Intuition Without Limits
Steve Jobs didn’t use focus groups to figure out if a new product would find a market and famously quoted: ‘A lot of times, people don’t know what they want until you show it to them’. Richard Branson said: ‘If I was a businessman, I would have never gone into the airline business’. Clearly, these are people with intuition. Financial and rational arguments did not influence them (to not do it) and did not limit their ambitions at all.

Intuition In a Box
From a young age Steve Jobs fiddled around with technology while already keeping a close eye on the end-user. Prior to Virgin Atlantic, Richard Branson traveled around the world while paying close attention to airline customers’ discomfort. In other words, Jobs and Branson could decide intuitively because they already worked with certain context.

Too much information
It is very likely that Walmart did significant research for its international expansion. In fact, it may very well have been too much information that blurred their sight. Regardless, I bet that there wasn’t one person of influence in the room with first-hand experience in Germany to provide context. The consequences can be measured in millions of dollars.

Blink and International Business
Sometimes an instant feeling is enough to make a good decision, but not always. Sometimes extra information is helpful, but can also mislead. Malcolm Gladwell’s book ‘Blink’ deals with ‘snap judgments’ with great examples and is a must-read for people in international business, where assumptions are formed with the blink of an eye.

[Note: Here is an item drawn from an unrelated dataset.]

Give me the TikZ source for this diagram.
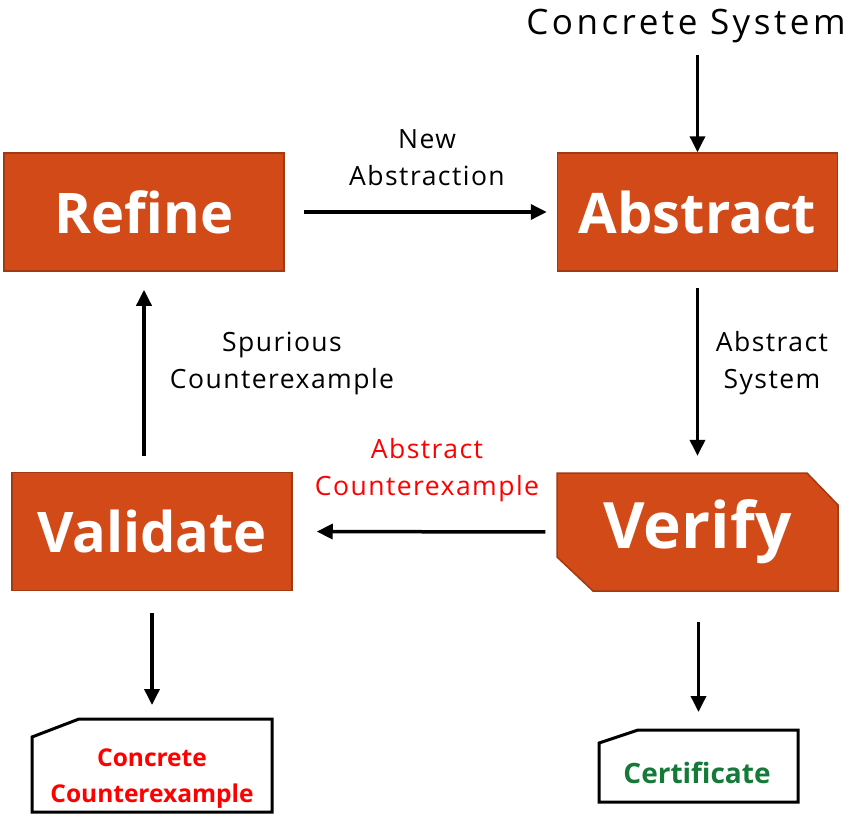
\documentclass[tikz,border=0pt]{standalone}
\usepackage{fontspec}
\setmainfont{Open Sans}
\newfontfamily\lblfont[LetterSpace=5.5]{Open Sans}
\newfontfamily\csfont[LetterSpace=10]{Open Sans}
\usetikzlibrary{arrows.meta}
\definecolor{boxfill}{HTML}{D14A18}
\definecolor{boxline}{HTML}{A03A12}
\definecolor{certgreen}{HTML}{157A38}
\definecolor{cered}{HTML}{FF0000}
\tikzset{
  procbox/.style={fill=boxfill, draw=boxline, line width=1.5pt, minimum width=280pt, minimum height=118pt, inner sep=0pt, text=white, font=\fontsize{56}{70}\selectfont\bfseries},
  textonly/.style={inner sep=0pt, minimum width=280pt, minimum height=118pt, text=white},
  lbl/.style={align=center, inner sep=0pt, font=\lblfont\fontsize{26.5}{37}\selectfont},
  outlbl/.style={align=center, inner sep=0pt, font=\fontsize{24.5}{36}\selectfont\bfseries},
  flow/.style={-{Triangle[length=16pt,width=15pt]}, line width=3.5pt},
  outline/.style={draw=black, line width=3pt, fill=white, line join=miter}
}
\begin{document}
\begin{tikzpicture}[x=1pt,y=-1pt]
\useasboundingbox (0,0) rectangle (855,817);
% main boxes
\node[procbox] (refine) at (144,212) {Refine};
\node[procbox] (abstract) at (697.5,212) {Abstract};
\node[procbox] (validate) at (152,531.5) {Validate};
% verify chamfered box
\fill[boxfill, draw=boxline, line width=1.5pt] (557,473) -- (807,473) -- (838,505) -- (838,591) -- (593,591) -- (557,557) -- cycle;
\node[textonly, font=\fontsize{64}{70}\selectfont\bfseries] (verify) at (697.5,532) {Verify};
% output boxes
\draw[outline] (32,737) -- (79,719) -- (272,719) -- (272,812) -- (32,812) -- cycle;
\coordinate (ccetop) at (152,719);
\node[outlbl, text=cered] (cce) at (152,779) {Concrete\\Counterexample};
\draw[outline] (599,743) -- (638,730) -- (798,730) -- (798,802) -- (599,802) -- cycle;
\coordinate (certtop) at (698.5,730);
\node[inner sep=0pt, text=certgreen, font=\fontsize{28}{36}\selectfont\bfseries] (cert) at (697,773) {Certificate};
% input text
\node[inner sep=0pt, font=\csfont\fontsize{35}{40}\selectfont] (concrete) at (686,26) {Concrete System};
% labels
\node[lbl] (newabs) at (427,158) {New\\Abstraction};
\node[lbl] (abssys) at (772,363) {Abstract\\System};
\node[lbl] (spur) at (282,363) {Spurious\\Counterexample};
\node[lbl, text=cered] (absce) at (427,470) {Abstract\\Counterexample};
% connectors
\draw[flow] (concrete.south -| abstract.north) ++(0,12) coordinate (cs) -- (abstract.north);
\draw[flow, shorten <=19pt, shorten >=10pt] (refine.east) -- (abstract.west);
\draw[flow, shorten <=16pt, shorten >=17pt] (abstract.south) -- (verify.north);
\draw[flow, shorten <=12pt, shorten >=24pt] (verify.west) -- (validate.east);
\draw[flow, shorten <=16pt, shorten >=18pt] (validate.north -| refine.south) -- (refine.south);
\draw[flow, shorten <=22pt, shorten >=14pt] (validate.south) -- (ccetop);
\draw[flow, shorten <=31pt, shorten >=18pt] (verify.south -| certtop) -- (certtop);
\end{tikzpicture}
\end{document}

Context and International Business
Without experience and expertise, a gut feeling can lead to false assumptions. Of course Germany and China are large markets. That is just a fact and not an intuition or gut feeling. To build on that fact with more facts without the proper context is assuming that everybody does the things in a similar way. But everybody in international business knows that ‘Everybody Does The Same Thing Differently’.